▸ **GIVEN REQUEST**
Report all lines holding "matplotlib".

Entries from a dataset
************
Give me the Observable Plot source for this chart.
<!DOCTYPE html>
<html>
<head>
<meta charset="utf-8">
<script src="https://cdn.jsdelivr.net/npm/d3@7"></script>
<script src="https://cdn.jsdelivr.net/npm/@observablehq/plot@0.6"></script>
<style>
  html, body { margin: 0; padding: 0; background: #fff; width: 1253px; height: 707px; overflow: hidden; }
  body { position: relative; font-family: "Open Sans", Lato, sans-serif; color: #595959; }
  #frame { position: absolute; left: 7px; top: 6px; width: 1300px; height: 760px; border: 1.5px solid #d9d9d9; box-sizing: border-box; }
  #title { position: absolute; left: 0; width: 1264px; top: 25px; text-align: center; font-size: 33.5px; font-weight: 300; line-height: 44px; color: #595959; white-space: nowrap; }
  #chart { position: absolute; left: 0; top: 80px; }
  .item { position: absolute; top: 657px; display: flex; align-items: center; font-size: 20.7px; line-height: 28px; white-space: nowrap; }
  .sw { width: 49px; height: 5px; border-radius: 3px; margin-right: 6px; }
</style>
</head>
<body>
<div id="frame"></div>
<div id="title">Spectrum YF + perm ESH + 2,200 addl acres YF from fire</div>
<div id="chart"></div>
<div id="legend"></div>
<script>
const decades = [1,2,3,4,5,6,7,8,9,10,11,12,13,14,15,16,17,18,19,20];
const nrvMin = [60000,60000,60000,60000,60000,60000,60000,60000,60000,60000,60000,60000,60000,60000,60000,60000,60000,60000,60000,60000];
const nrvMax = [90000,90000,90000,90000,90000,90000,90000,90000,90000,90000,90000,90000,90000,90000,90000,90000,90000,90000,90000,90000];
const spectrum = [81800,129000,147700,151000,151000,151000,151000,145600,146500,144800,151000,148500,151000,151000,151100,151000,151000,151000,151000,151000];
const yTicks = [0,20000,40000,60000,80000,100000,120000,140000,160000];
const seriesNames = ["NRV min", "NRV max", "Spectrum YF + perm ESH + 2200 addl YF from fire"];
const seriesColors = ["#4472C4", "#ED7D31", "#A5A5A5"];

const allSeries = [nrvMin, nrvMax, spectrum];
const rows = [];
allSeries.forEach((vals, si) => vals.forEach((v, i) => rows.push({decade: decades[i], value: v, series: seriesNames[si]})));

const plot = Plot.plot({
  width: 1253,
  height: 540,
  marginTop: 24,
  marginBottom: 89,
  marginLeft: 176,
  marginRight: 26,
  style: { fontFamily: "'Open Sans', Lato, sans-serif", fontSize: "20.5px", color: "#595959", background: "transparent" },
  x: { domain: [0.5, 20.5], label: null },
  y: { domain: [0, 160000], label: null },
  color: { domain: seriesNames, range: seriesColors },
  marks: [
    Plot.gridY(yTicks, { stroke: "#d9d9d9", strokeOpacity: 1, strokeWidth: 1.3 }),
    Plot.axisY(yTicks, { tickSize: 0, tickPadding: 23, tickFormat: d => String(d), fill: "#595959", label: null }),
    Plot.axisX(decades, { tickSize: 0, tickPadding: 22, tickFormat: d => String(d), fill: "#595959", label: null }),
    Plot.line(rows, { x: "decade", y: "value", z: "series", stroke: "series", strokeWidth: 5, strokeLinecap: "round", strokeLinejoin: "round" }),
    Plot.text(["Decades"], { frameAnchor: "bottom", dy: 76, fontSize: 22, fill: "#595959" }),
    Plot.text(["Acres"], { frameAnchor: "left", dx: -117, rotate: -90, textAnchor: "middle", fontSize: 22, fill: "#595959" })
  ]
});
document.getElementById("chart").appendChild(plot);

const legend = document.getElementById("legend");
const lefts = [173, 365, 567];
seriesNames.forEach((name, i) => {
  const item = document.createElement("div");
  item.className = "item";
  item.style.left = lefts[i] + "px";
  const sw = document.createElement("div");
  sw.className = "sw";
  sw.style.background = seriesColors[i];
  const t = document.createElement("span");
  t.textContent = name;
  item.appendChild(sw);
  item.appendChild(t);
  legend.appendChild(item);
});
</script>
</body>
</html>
************
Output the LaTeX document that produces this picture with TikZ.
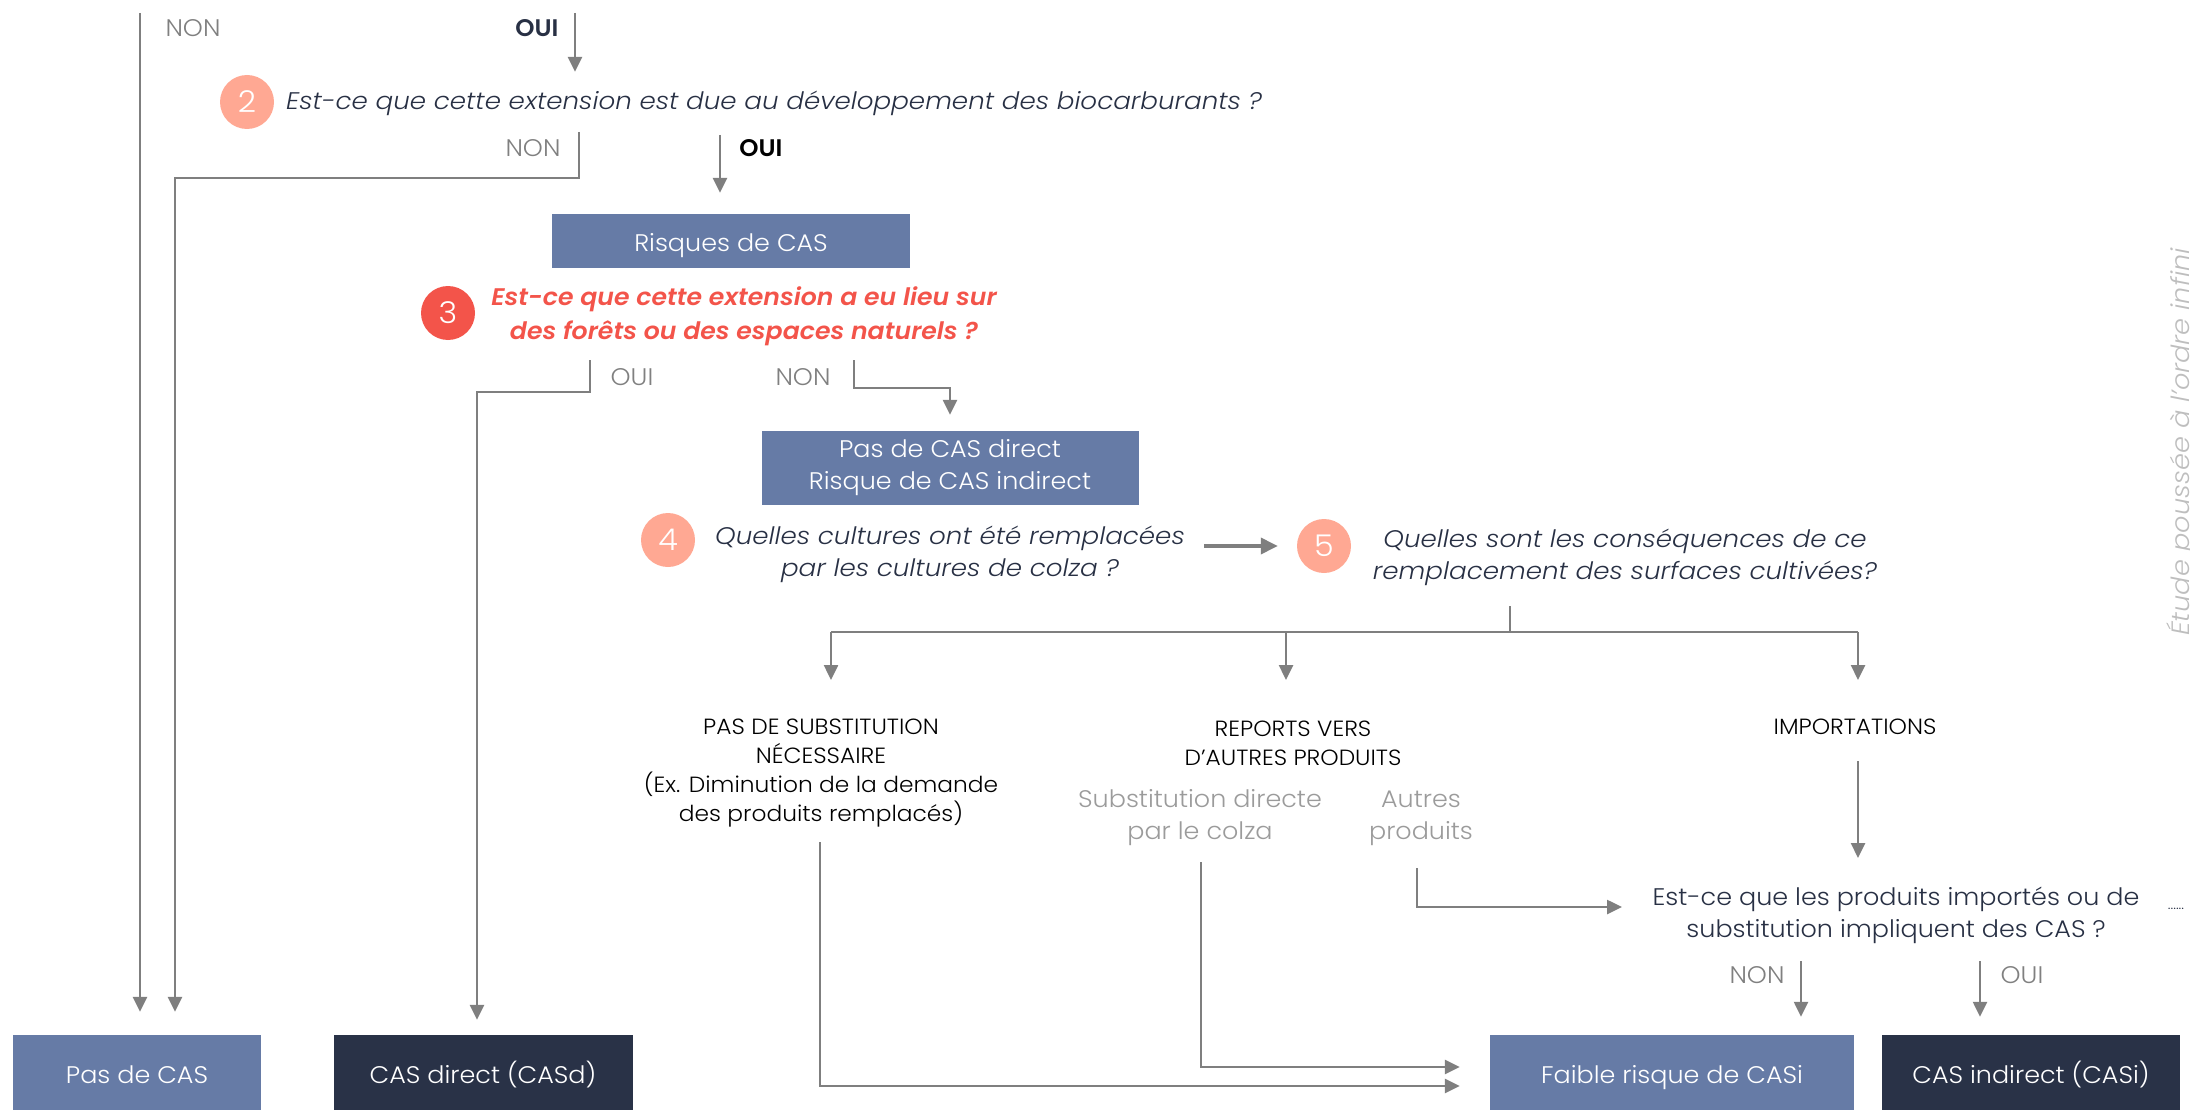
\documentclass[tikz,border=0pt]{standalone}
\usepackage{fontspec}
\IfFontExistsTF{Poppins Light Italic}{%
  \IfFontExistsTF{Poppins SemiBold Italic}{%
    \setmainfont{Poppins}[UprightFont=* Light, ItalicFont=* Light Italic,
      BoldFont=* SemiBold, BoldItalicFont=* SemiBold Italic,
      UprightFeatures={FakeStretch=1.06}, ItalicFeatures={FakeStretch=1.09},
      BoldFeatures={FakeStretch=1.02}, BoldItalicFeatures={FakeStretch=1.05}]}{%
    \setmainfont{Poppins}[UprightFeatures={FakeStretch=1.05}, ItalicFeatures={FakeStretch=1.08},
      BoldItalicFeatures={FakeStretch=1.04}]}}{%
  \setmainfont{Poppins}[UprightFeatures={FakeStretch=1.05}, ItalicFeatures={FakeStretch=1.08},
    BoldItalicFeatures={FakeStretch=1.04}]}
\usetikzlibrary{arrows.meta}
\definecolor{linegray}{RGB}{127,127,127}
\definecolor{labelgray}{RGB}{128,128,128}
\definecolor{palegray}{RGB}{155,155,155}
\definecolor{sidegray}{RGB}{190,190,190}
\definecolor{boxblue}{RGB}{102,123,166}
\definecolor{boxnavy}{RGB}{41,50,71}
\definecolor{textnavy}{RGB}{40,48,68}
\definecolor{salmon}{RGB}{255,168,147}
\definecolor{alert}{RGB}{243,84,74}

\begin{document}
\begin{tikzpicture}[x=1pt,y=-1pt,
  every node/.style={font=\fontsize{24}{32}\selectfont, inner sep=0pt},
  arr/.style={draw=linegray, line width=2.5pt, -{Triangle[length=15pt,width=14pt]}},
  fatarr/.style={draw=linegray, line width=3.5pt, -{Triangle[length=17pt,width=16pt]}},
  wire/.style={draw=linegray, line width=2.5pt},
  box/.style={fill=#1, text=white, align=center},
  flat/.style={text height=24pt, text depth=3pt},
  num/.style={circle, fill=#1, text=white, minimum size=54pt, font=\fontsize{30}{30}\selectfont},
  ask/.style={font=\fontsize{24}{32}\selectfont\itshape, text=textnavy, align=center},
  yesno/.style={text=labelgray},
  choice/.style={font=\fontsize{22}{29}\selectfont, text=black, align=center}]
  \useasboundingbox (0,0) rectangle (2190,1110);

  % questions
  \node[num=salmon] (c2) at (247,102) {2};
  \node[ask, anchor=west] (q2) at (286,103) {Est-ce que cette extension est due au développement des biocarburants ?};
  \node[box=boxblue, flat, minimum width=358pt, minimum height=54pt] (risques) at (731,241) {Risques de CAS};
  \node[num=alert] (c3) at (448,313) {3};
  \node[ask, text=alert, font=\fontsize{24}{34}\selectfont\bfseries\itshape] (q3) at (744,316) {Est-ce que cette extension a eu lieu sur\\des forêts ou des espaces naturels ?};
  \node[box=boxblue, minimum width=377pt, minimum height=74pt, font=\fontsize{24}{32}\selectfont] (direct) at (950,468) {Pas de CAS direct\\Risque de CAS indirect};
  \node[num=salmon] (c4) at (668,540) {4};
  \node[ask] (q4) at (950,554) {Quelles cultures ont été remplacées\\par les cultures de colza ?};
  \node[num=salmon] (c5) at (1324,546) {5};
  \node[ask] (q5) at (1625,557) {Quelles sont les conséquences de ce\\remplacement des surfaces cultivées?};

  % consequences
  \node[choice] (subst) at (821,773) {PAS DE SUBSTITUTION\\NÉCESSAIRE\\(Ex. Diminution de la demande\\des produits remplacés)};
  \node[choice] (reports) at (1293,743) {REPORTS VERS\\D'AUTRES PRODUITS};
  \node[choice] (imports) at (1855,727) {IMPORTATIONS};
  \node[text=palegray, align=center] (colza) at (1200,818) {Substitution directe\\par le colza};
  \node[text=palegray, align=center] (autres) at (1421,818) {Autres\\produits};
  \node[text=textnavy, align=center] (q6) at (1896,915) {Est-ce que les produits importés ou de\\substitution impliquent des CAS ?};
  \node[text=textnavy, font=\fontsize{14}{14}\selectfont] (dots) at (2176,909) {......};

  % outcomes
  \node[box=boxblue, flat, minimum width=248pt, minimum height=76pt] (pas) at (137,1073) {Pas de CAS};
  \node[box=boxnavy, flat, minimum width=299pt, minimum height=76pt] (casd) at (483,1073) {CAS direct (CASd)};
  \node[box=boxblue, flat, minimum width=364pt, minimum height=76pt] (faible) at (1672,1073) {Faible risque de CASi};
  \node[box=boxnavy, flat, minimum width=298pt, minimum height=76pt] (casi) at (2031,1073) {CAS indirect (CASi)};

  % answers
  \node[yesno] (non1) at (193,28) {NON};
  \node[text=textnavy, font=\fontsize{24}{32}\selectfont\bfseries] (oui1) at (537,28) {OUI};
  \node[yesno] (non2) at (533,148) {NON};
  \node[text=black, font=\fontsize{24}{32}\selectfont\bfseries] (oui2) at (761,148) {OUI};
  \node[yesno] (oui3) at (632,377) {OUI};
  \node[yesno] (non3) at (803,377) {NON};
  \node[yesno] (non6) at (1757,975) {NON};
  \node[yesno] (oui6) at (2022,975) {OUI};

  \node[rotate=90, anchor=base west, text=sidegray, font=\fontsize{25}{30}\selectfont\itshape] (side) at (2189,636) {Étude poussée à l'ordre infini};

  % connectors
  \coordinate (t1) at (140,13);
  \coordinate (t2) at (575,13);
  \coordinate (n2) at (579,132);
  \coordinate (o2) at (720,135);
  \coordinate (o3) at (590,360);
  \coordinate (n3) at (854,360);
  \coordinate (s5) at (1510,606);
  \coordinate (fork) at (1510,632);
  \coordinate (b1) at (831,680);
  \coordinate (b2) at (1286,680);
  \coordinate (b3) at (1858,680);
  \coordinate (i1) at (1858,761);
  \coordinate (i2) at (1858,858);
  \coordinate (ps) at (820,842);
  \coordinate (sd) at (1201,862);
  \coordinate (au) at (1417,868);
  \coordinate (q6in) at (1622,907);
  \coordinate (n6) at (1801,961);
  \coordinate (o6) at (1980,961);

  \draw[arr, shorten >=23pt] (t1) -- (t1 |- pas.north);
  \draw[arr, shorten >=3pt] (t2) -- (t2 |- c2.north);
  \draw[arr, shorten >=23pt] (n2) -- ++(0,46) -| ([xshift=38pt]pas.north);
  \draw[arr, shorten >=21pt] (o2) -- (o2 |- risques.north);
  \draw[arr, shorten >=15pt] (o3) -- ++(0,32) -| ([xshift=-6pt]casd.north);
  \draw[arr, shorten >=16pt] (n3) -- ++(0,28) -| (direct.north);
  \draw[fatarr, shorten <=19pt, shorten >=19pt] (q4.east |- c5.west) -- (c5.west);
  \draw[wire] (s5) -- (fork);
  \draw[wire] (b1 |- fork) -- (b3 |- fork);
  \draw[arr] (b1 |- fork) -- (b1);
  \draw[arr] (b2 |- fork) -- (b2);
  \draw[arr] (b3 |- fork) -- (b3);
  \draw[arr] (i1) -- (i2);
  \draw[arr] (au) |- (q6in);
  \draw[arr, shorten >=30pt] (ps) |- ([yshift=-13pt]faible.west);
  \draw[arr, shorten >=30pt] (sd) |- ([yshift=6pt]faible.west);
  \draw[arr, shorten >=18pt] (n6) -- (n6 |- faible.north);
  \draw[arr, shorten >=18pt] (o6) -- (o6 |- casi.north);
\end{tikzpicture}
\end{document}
************
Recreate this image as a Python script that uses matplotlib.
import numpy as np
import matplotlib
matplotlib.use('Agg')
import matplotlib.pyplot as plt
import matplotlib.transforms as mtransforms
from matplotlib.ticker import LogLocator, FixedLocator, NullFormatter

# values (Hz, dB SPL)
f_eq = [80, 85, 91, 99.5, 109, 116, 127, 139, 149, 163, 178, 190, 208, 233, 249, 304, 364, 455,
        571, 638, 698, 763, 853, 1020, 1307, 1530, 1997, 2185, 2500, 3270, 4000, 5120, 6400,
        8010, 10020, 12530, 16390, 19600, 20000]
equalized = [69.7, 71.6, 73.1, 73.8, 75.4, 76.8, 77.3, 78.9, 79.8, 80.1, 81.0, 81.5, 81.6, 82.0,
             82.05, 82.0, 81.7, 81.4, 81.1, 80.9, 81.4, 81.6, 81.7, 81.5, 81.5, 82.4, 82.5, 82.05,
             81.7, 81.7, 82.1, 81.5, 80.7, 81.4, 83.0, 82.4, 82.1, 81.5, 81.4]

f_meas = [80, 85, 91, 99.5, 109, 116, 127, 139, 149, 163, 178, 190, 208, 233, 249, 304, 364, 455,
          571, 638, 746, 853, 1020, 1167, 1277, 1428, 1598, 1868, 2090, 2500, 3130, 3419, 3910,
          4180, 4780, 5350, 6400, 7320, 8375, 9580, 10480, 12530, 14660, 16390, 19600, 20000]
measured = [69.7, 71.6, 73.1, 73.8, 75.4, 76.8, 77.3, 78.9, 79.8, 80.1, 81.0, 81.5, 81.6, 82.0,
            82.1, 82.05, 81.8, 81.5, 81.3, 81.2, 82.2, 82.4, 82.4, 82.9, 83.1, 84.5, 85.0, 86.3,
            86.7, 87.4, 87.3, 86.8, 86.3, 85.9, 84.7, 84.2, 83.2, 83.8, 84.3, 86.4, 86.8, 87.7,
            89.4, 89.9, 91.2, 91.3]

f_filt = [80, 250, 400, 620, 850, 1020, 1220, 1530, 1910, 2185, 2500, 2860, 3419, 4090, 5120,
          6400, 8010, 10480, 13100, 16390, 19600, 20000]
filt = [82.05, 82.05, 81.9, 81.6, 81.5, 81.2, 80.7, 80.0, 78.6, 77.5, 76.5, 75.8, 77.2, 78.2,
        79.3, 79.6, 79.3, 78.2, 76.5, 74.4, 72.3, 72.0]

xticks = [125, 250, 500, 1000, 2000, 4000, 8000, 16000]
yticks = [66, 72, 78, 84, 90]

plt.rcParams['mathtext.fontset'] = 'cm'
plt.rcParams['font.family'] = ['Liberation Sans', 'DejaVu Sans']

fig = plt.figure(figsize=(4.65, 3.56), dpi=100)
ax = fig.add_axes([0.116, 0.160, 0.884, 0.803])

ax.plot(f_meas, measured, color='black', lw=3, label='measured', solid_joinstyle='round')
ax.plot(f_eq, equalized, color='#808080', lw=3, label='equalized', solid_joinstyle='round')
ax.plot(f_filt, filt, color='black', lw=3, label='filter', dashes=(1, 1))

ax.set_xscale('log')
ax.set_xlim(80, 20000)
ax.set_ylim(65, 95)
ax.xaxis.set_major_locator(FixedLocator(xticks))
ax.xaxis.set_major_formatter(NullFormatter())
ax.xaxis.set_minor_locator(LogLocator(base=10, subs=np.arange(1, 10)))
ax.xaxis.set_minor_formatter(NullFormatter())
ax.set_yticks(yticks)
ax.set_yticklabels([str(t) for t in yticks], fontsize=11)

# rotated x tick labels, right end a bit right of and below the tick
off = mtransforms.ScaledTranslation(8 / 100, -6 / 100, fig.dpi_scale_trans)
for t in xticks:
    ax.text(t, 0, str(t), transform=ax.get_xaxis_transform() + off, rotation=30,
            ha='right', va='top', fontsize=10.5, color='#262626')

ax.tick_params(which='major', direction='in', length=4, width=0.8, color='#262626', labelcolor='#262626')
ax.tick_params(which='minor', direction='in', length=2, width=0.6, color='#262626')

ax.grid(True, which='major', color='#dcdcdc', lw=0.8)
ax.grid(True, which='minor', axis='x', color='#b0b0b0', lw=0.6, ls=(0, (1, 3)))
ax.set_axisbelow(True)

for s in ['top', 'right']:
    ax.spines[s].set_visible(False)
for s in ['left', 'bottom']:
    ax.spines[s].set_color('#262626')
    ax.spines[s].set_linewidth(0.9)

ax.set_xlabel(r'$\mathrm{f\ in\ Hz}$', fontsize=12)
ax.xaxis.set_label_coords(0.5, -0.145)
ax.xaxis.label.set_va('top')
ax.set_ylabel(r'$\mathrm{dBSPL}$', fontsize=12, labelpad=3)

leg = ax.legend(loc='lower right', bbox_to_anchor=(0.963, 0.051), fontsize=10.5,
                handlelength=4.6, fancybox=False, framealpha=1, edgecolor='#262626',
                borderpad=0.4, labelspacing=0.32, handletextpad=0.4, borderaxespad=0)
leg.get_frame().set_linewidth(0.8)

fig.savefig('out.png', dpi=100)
************
▸ **RESULT**
Recreate this image as a Python script that uses matplotlib.
import matplotlib
matplotlib.use('Agg')
import matplotlib.pyplot as plt
import matplotlib.transforms as mtransforms
from matplotlib.ticker import LogLocator, FixedLocator, NullFormatter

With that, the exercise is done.